** Data provided **
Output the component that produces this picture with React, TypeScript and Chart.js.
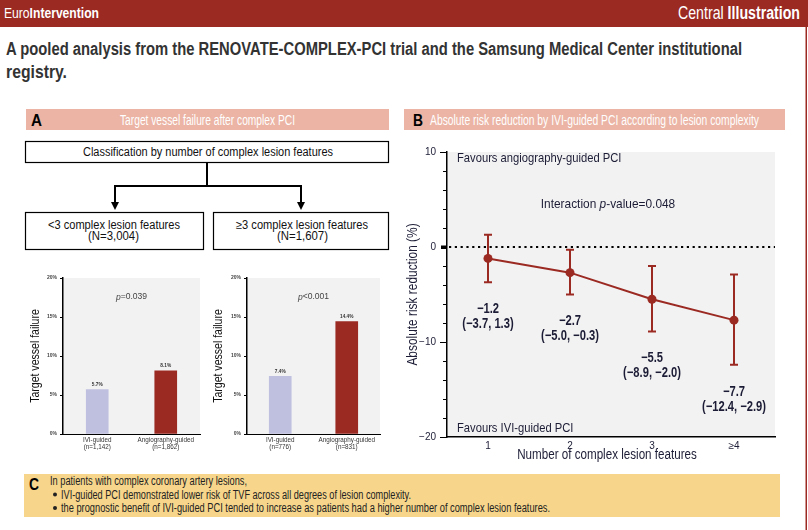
import React, { useEffect, useRef } from 'react';
import { Chart, registerables } from 'chart.js';

Chart.register(...registerables);

// ---------- data ----------
const guidanceGroups = ['IVI-guided', 'Angiography-guided'];

const fewerFeaturesN = ['(n=1,142)', '(n=1,862)'];
const fewerFeaturesTvf = [5.7, 8.1];
const fewerFeaturesP = '=0.039';

const moreFeaturesN = ['(n=776)', '(n=831)'];
const moreFeaturesTvf = [7.4, 14.4];
const moreFeaturesP = '<0.001';

const tvfAxisMax = 20;
const tvfAxisStep = 5;

const featureCounts = ['1', '2', '3', '≥4'];
const riskReduction = [-1.2, -2.7, -5.5, -7.7];
const riskLower = [-3.7, -5.0, -8.9, -12.4];
const riskUpper = [1.3, -0.3, -2.0, -2.9];
const interactionP = '-value=0.048';

const arrAxisMin = -20;
const arrAxisMax = 10;
const arrLabelStep = 10;
const arrMinorStep = 2;

// ---------- styles ----------
const SANS = "'Liberation Sans', Arial, Helvetica, sans-serif";
const DARK_RED = '#9b2a23';
const LAVENDER = '#bfc0e0';
const PINK = '#ebb4a4';
const YELLOW = '#f7d68b';
const PLOT_BG = '#f2f2f2';
const NAVY = '#1c1c36';
// horizontal squeeze that turns the regular face into a condensed look
const SQUEEZE = 0.83;
const SQUEEZE_BOLD = 0.8;

const fmt = (v: number) => (v < 0 ? '\u2212' : '') + Math.abs(v).toFixed(1);

type Seg = { text: string; italic?: boolean; bold?: boolean };

// Draws a run of text segments, condensed horizontally, optionally rotated.
function drawRun(
  ctx: CanvasRenderingContext2D,
  segs: Seg[],
  x: number,
  y: number,
  size: number,
  color: string,
  align: 'left' | 'center',
  squeeze: number,
  rotate = 0
) {
  ctx.save();
  ctx.translate(x, y);
  if (rotate) ctx.rotate(rotate);
  ctx.scale(squeeze, 1);
  ctx.fillStyle = color;
  ctx.textBaseline = 'middle';
  ctx.textAlign = 'left';
  const fonts = segs.map((s) => `${s.italic ? 'italic ' : ''}${s.bold ? 'bold ' : ''}${size}px ${SANS}`);
  const widths = segs.map((s, i) => {
    ctx.font = fonts[i];
    return ctx.measureText(s.text).width;
  });
  const total = widths.reduce((a, b) => a + b, 0);
  let cx = align === 'center' ? -total / 2 : 0;
  segs.forEach((s, i) => {
    ctx.font = fonts[i];
    ctx.fillText(s.text, cx, 0);
    cx += widths[i];
  });
  ctx.restore();
}

const plotBackground = {
  id: 'plotBackground',
  beforeDraw(chart: any) {
    const { ctx, chartArea: a } = chart;
    ctx.save();
    ctx.fillStyle = PLOT_BG;
    ctx.fillRect(a.left, a.top, a.right - a.left, a.bottom - a.top);
    ctx.restore();
  },
};

function tvfDecorations(pRest: string, titleX: number) {
  return {
    id: 'tvfDecorations',
    afterDraw(chart: any) {
      const { ctx, chartArea: a } = chart;
      // value above each bar
      const meta = chart.getDatasetMeta(0);
      const values = chart.data.datasets[0].data as number[];
      meta.data.forEach((bar: any, i: number) => {
        drawRun(ctx, [{ text: values[i].toFixed(1) + '%', bold: true }], bar.x, bar.y - 5, 5.6, '#333', 'center', 0.85);
      });
      // p value
      drawRun(ctx, [{ text: 'p', italic: true }, { text: pRest }], (a.left + a.right) / 2, a.top + 19, 9, '#444', 'center', 0.95);
      // axis title
      drawRun(ctx, [{ text: 'Target vessel failure' }], titleX, (a.top + a.bottom) / 2, 13, '#111', 'center', 0.81, -Math.PI / 2);
    },
  };
}

function tvfConfig(values: number[], ns: string[], pRest: string, axisWidth: number, titleX: number): any {
  return {
    type: 'bar',
    data: {
      labels: guidanceGroups.map((g, i) => [g, ns[i]]),
      datasets: [
        {
          data: values,
          backgroundColor: [LAVENDER, DARK_RED],
          barThickness: 22,
          borderWidth: 0,
        },
      ],
    },
    options: {
      animation: false,
      responsive: false,
      maintainAspectRatio: false,
      layout: { padding: { top: 8, right: 5, left: 0, bottom: 0 } },
      plugins: { legend: { display: false }, tooltip: { enabled: false } },
      scales: {
        x: {
          grid: { display: false, drawTicks: false },
          border: { display: true, color: '#000', width: 1 },
          ticks: {
            font: { family: SANS, size: 6.3, lineHeight: 1.1 },
            color: '#333',
            padding: 3,
            maxRotation: 0,
            autoSkip: false,
          },
          afterFit: (s: any) => {
            s.height = 26;
          },
        },
        y: {
          min: 0,
          max: tvfAxisMax,
          ticks: {
            stepSize: tvfAxisStep,
            callback: (v: any) => v + '%',
            font: { family: SANS, size: 5, weight: 'bold' },
            color: '#444',
            padding: 3,
          },
          grid: { drawOnChartArea: false, drawTicks: true, tickLength: 3, tickColor: '#000', tickWidth: 1 },
          border: { color: '#000', width: 1.5 },
          afterFit: (s: any) => {
            s.width = axisWidth;
          },
        },
      },
    },
    plugins: [plotBackground, tvfDecorations(pRest, titleX)],
  };
}

const zeroLineAndErrors = {
  id: 'zeroLineAndErrors',
  beforeDatasetsDraw(chart: any) {
    const { ctx, chartArea: a, scales } = chart;
    const y0 = scales.y.getPixelForValue(0);
    ctx.save();
    ctx.strokeStyle = '#000';
    ctx.lineWidth = 2.2;
    ctx.setLineDash([2.2, 3.6]);
    ctx.beginPath();
    ctx.moveTo(a.left + 2, y0);
    ctx.lineTo(a.right, y0);
    ctx.stroke();
    ctx.setLineDash([]);
    ctx.strokeStyle = DARK_RED;
    ctx.lineWidth = 2;
    riskReduction.forEach((_, i) => {
      const x = scales.x.getPixelForValue(i);
      const yl = scales.y.getPixelForValue(riskLower[i]);
      const yh = scales.y.getPixelForValue(riskUpper[i]);
      ctx.beginPath();
      ctx.moveTo(x, yl);
      ctx.lineTo(x, yh);
      ctx.moveTo(x - 4, yl);
      ctx.lineTo(x + 4, yl);
      ctx.moveTo(x - 4, yh);
      ctx.lineTo(x + 4, yh);
      ctx.stroke();
    });
    ctx.restore();
  },
};

const yTickMarks = {
  id: 'yTickMarks',
  afterDraw(chart: any) {
    const { ctx, chartArea: a, scales } = chart;
    ctx.save();
    ctx.strokeStyle = '#000';
    ctx.fillStyle = '#000';
    ctx.lineWidth = 1;
    for (let v = arrAxisMin; v <= arrAxisMax; v += arrMinorStep) {
      const py = Math.round(scales.y.getPixelForValue(v)) + 0.5;
      if (v === 0) {
        ctx.fillRect(a.left - 6, py - 2, 6, 3.5);
        continue;
      }
      const len = v % arrLabelStep === 0 ? 7 : 4;
      ctx.beginPath();
      ctx.moveTo(a.left - len, py);
      ctx.lineTo(a.left, py);
      ctx.stroke();
    }
    ctx.restore();
  },
};

const arrAnnotations = {
  id: 'arrAnnotations',
  afterDraw(chart: any) {
    const { ctx, chartArea: a, scales } = chart;
    const mid = (a.left + a.right) / 2;
    drawRun(ctx, [{ text: 'Favours angiography-guided PCI' }], a.left + 10, a.top + 6, 13.5, NAVY, 'left', SQUEEZE);
    drawRun(ctx, [{ text: 'Interaction ' }, { text: 'p', italic: true }, { text: interactionP }], mid - 3, a.top + 52, 13.5, NAVY, 'center', 0.88);
    drawRun(ctx, [{ text: 'Favours IVI-guided PCI' }], a.left + 10, a.bottom - 9, 13.5, NAVY, 'left', SQUEEZE);

    // axis titles
    drawRun(ctx, [{ text: 'Absolute risk reduction (%)' }], 13, (a.top + a.bottom) / 2, 14, NAVY, 'center', 0.85, -Math.PI / 2);
    drawRun(ctx, [{ text: 'Number of complex lesion features' }], mid - 4, a.bottom + 18.5, 14, NAVY, 'center', SQUEEZE);

    // estimate and 95% CI under each point
    riskReduction.forEach((v, i) => {
      const x = scales.x.getPixelForValue(i);
      const yl = scales.y.getPixelForValue(riskLower[i]);
      drawRun(ctx, [{ text: fmt(v), bold: true }], x, yl + 27, 14, NAVY, 'center', SQUEEZE_BOLD);
      drawRun(ctx, [{ text: `(${fmt(riskLower[i])}, ${fmt(riskUpper[i])})`, bold: true }], x, yl + 42, 14, NAVY, 'center', SQUEEZE_BOLD);
    });
  },
};

function arrConfig(): any {
  return {
    type: 'line',
    data: {
      labels: featureCounts,
      datasets: [
        {
          data: riskReduction,
          borderColor: DARK_RED,
          backgroundColor: DARK_RED,
          borderWidth: 2,
          pointRadius: 4.5,
          pointBackgroundColor: DARK_RED,
          pointBorderWidth: 0,
          tension: 0,
        },
      ],
    },
    options: {
      animation: false,
      responsive: false,
      maintainAspectRatio: false,
      layout: { padding: { top: 9, right: 15, left: 0, bottom: 0 } },
      plugins: { legend: { display: false }, tooltip: { enabled: false } },
      scales: {
        x: {
          type: 'category',
          offset: true,
          grid: { display: false, drawTicks: false },
          border: { color: '#000', width: 1.5 },
          ticks: { font: { family: SANS, size: 10 }, color: NAVY, padding: 3 },
          afterFit: (s: any) => {
            s.height = 28;
          },
        },
        y: {
          min: arrAxisMin,
          max: arrAxisMax,
          ticks: {
            stepSize: arrLabelStep,
            callback: (v: any) => (v < 0 ? '\u2212' + Math.abs(v) : String(v)),
            font: { family: SANS, size: 10 },
            color: NAVY,
            padding: 11,
          },
          grid: { drawOnChartArea: false, drawTicks: false },
          border: { color: '#000', width: 1.5 },
          afterFit: (s: any) => {
            s.width = 47;
          },
        },
      },
    },
    plugins: [plotBackground, zeroLineAndErrors, yTickMarks, arrAnnotations],
  };
}

function ChartCanvas({ left, top, width, height, config }: { left: number; top: number; width: number; height: number; config: () => any }) {
  const ref = useRef<HTMLCanvasElement | null>(null);
  useEffect(() => {
    if (!ref.current) return;
    const chart = new Chart(ref.current, config());
    return () => chart.destroy();
  }, []);
  return (
    <canvas
      ref={ref}
      width={width}
      height={height}
      style={{ position: 'absolute', left, top, width, height }}
    />
  );
}

const textFit = { lengthAdjust: 'spacingAndGlyphs' as const };

export default function App() {
  return (
    <div style={{ position: 'absolute', left: 0, top: 0, width: 808, height: 530, background: '#fff', overflow: 'hidden' }}>
      <svg width={808} height={530} style={{ position: 'absolute', left: 0, top: 0 }} fontFamily={SANS}>
        {/* masthead */}
        <rect x={0} y={0} width={808} height={27} fill={DARK_RED} />
        <rect x={805.5} y={27} width={1.5} height={503} fill={DARK_RED} />
        <text x={4} y={18} fill="#fff" fontSize={14} textLength={95} {...textFit}>
          <tspan>Euro</tspan>
          <tspan fontWeight="bold">Intervention</tspan>
        </text>
        <text x={800} y={19} fill="#fff" fontSize={17.5} textAnchor="end" textLength={122} {...textFit}>
          <tspan>Central </tspan>
          <tspan fontWeight="bold">Illustration</tspan>
        </text>

        {/* title */}
        <text x={6} y={55} fill="#333" fontWeight="bold" fontSize={18} textLength={736} {...textFit}>
          A pooled analysis from the RENOVATE-COMPLEX-PCI trial and the Samsung Medical Center institutional
        </text>
        <text x={6} y={78} fill="#333" fontWeight="bold" fontSize={18} textLength={61} {...textFit}>
          registry.
        </text>

        {/* panel headers */}
        <rect x={26} y={109} width={363} height={21} fill={PINK} />
        <text x={31} y={126} fill="#000" fontWeight="bold" fontSize={17} textLength={11} {...textFit}>A</text>
        <text x={120} y={124.5} fill="#fff" fontSize={14} textLength={175} {...textFit}>
          Target vessel failure after complex PCI
        </text>
        <rect x={404} y={109} width={381} height={21} fill={PINK} />
        <text x={413} y={126} fill="#000" fontWeight="bold" fontSize={17} textLength={10} {...textFit}>B</text>
        <text x={430} y={124.5} fill="#fff" fontSize={14} textLength={329} {...textFit}>
          Absolute risk reduction by IVI-guided PCI according to lesion complexity
        </text>

        {/* classification flow */}
        <g fill="none" stroke="#000">
          <rect x={25.5} y={141.5} width={363} height={21} strokeWidth={1.2} />
          <rect x={25.5} y={212.5} width={178} height={37} strokeWidth={1.2} />
          <rect x={213.5} y={212.5} width={175} height={37} strokeWidth={1.2} />
          <path d="M207 162.5 V186 M115 186 H301 M115 185 V204 M301 185 V204" strokeWidth={2} />
        </g>
        <polygon points="111,202 119,202 115,210" fill="#000" />
        <polygon points="297,202 305,202 301,210" fill="#000" />
        <g fill="#111" fontSize={12} textAnchor="middle">
          <text x={208} y={156} textLength={250} {...textFit}>Classification by number of complex lesion features</text>
          <text x={114} y={229} textLength={132} {...textFit}>&lt;3 complex lesion features</text>
          <text x={113.5} y={240} textLength={51} {...textFit}>(N=3,004)</text>
          <text x={302} y={229} textLength={132} {...textFit}>≥3 complex lesion features</text>
          <text x={302.5} y={240} textLength={51} {...textFit}>(N=1,607)</text>
        </g>

        {/* summary */}
        <rect x={24} y={474} width={756} height={43} fill={YELLOW} />
        <text x={29} y={490} fill="#000" fontWeight="bold" fontSize={17} textLength={10} {...textFit}>C</text>
        <g fill="#222" fontSize={12}>
          <text x={50} y={485} textLength={197} {...textFit}>In patients with complex coronary artery lesions,</text>
          <circle cx={55} cy={494.5} r={2} />
          <text x={61} y={498.5} textLength={350} {...textFit}>IVI-guided PCI demonstrated lower risk of TVF across all degrees of lesion complexity.</text>
          <circle cx={55} cy={508} r={2} />
          <text x={61} y={512} textLength={489} {...textFit}>the prognostic benefit of IVI-guided PCI tended to increase as patients had a higher number of complex lesion features.</text>
        </g>
      </svg>

      <ChartCanvas
        left={20}
        top={270}
        width={185}
        height={190}
        config={() => tvfConfig(fewerFeaturesTvf, fewerFeaturesN, fewerFeaturesP, 43, 15)}
      />
      <ChartCanvas
        left={205}
        top={270}
        width={180}
        height={190}
        config={() => tvfConfig(moreFeaturesTvf, moreFeaturesN, moreFeaturesP, 42, 13)}
      />
      <ChartCanvas left={400} top={135} width={390} height={330} config={arrConfig} />
    </div>
  );
}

** Requirement **
Set the lines above down again, word for word, from the first through the one containing "Chart.register(...registerables);"; pictures excluded.

** Completed exercise **
Output the component that produces this picture with React, TypeScript and Chart.js.
import React, { useEffect, useRef } from 'react';
import { Chart, registerables } from 'chart.js';

Chart.register(...registerables);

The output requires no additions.